## [INFORMATION SHOWN]
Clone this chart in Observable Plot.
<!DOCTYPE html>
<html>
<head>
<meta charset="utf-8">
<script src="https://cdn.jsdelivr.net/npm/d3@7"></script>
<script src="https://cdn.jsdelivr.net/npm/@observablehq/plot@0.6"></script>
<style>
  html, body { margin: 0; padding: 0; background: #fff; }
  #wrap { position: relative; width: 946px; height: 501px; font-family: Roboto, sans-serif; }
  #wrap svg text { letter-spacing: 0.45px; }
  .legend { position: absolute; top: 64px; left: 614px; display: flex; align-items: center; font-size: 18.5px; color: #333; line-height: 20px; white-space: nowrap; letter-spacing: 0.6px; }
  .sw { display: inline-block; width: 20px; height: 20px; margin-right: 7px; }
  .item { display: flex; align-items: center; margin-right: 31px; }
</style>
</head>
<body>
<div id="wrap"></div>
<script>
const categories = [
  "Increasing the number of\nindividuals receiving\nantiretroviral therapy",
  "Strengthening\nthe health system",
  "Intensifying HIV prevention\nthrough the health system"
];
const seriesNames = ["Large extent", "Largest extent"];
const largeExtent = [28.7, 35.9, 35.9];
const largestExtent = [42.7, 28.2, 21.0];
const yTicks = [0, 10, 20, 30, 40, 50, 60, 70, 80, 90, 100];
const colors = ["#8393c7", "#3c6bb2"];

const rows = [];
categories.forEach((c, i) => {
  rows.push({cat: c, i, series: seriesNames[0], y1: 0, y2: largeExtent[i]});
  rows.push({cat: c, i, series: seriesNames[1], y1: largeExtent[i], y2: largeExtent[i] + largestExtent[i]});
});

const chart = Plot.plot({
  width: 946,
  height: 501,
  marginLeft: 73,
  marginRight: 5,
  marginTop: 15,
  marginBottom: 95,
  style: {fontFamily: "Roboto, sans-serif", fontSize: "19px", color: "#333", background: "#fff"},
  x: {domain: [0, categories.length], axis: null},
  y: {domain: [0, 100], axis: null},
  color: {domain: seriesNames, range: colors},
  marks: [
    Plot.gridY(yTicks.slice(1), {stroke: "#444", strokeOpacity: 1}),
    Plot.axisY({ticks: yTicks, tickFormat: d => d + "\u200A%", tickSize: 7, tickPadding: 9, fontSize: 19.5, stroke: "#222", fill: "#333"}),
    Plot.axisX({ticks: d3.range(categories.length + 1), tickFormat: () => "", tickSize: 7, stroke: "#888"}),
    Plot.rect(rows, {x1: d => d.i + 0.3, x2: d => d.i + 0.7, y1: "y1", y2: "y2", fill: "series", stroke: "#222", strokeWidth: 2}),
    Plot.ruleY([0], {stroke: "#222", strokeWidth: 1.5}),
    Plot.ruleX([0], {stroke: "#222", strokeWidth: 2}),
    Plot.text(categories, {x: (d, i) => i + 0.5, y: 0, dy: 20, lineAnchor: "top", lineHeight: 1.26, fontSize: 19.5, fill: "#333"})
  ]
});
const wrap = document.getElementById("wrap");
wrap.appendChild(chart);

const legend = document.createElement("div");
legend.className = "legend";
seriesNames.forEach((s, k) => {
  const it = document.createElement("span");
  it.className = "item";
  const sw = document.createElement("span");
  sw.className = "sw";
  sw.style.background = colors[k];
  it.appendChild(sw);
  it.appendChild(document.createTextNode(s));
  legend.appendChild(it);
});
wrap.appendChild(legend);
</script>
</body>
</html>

## [INSTRUCTIONS FOR THE TASK]
Extract, word for word, each line of the listing above.

## [OUTPUT BELOW]
Clone this chart in Observable Plot.
<!DOCTYPE html>
<html>
<head>
<meta charset="utf-8">
<script src="https://cdn.jsdelivr.net/npm/d3@7"></script>
<script src="https://cdn.jsdelivr.net/npm/@observablehq/plot@0.6"></script>
<style>
  html, body { margin: 0; padding: 0; background: #fff; }
  #wrap { position: relative; width: 946px; height: 501px; font-family: Roboto, sans-serif; }
  #wrap svg text { letter-spacing: 0.45px; }
  .legend { position: absolute; top: 64px; left: 614px; display: flex; align-items: center; font-size: 18.5px; color: #333; line-height: 20px; white-space: nowrap; letter-spacing: 0.6px; }
  .sw { display: inline-block; width: 20px; height: 20px; margin-right: 7px; }
  .item { display: flex; align-items: center; margin-right: 31px; }
</style>
</head>
<body>
<div id="wrap"></div>
<script>
const categories = [
  "Increasing the number of\nindividuals receiving\nantiretroviral therapy",
  "Strengthening\nthe health system",
  "Intensifying HIV prevention\nthrough the health system"
];
const seriesNames = ["Large extent", "Largest extent"];
const largeExtent = [28.7, 35.9, 35.9];
const largestExtent = [42.7, 28.2, 21.0];
const yTicks = [0, 10, 20, 30, 40, 50, 60, 70, 80, 90, 100];
const colors = ["#8393c7", "#3c6bb2"];

const rows = [];
categories.forEach((c, i) => {
  rows.push({cat: c, i, series: seriesNames[0], y1: 0, y2: largeExtent[i]});
  rows.push({cat: c, i, series: seriesNames[1], y1: largeExtent[i], y2: largeExtent[i] + largestExtent[i]});
});

const chart = Plot.plot({
  width: 946,
  height: 501,
  marginLeft: 73,
  marginRight: 5,
  marginTop: 15,
  marginBottom: 95,
  style: {fontFamily: "Roboto, sans-serif", fontSize: "19px", color: "#333", background: "#fff"},
  x: {domain: [0, categories.length], axis: null},
  y: {domain: [0, 100], axis: null},
  color: {domain: seriesNames, range: colors},
  marks: [
    Plot.gridY(yTicks.slice(1), {stroke: "#444", strokeOpacity: 1}),
    Plot.axisY({ticks: yTicks, tickFormat: d => d + "\u200A%", tickSize: 7, tickPadding: 9, fontSize: 19.5, stroke: "#222", fill: "#333"}),
    Plot.axisX({ticks: d3.range(categories.length + 1), tickFormat: () => "", tickSize: 7, stroke: "#888"}),
    Plot.rect(rows, {x1: d => d.i + 0.3, x2: d => d.i + 0.7, y1: "y1", y2: "y2", fill: "series", stroke: "#222", strokeWidth: 2}),
    Plot.ruleY([0], {stroke: "#222", strokeWidth: 1.5}),
    Plot.ruleX([0], {stroke: "#222", strokeWidth: 2}),
    Plot.text(categories, {x: (d, i) => i + 0.5, y: 0, dy: 20, lineAnchor: "top", lineHeight: 1.26, fontSize: 19.5, fill: "#333"})
  ]
});
const wrap = document.getElementById("wrap");
wrap.appendChild(chart);

const legend = document.createElement("div");
legend.className = "legend";
seriesNames.forEach((s, k) => {
  const it = document.createElement("span");
  it.className = "item";
  const sw = document.createElement("span");
  sw.className = "sw";
  sw.style.background = colors[k];
  it.appendChild(sw);
  it.appendChild(document.createTextNode(s));
  legend.appendChild(it);
});
wrap.appendChild(legend);
</script>
</body>
</html>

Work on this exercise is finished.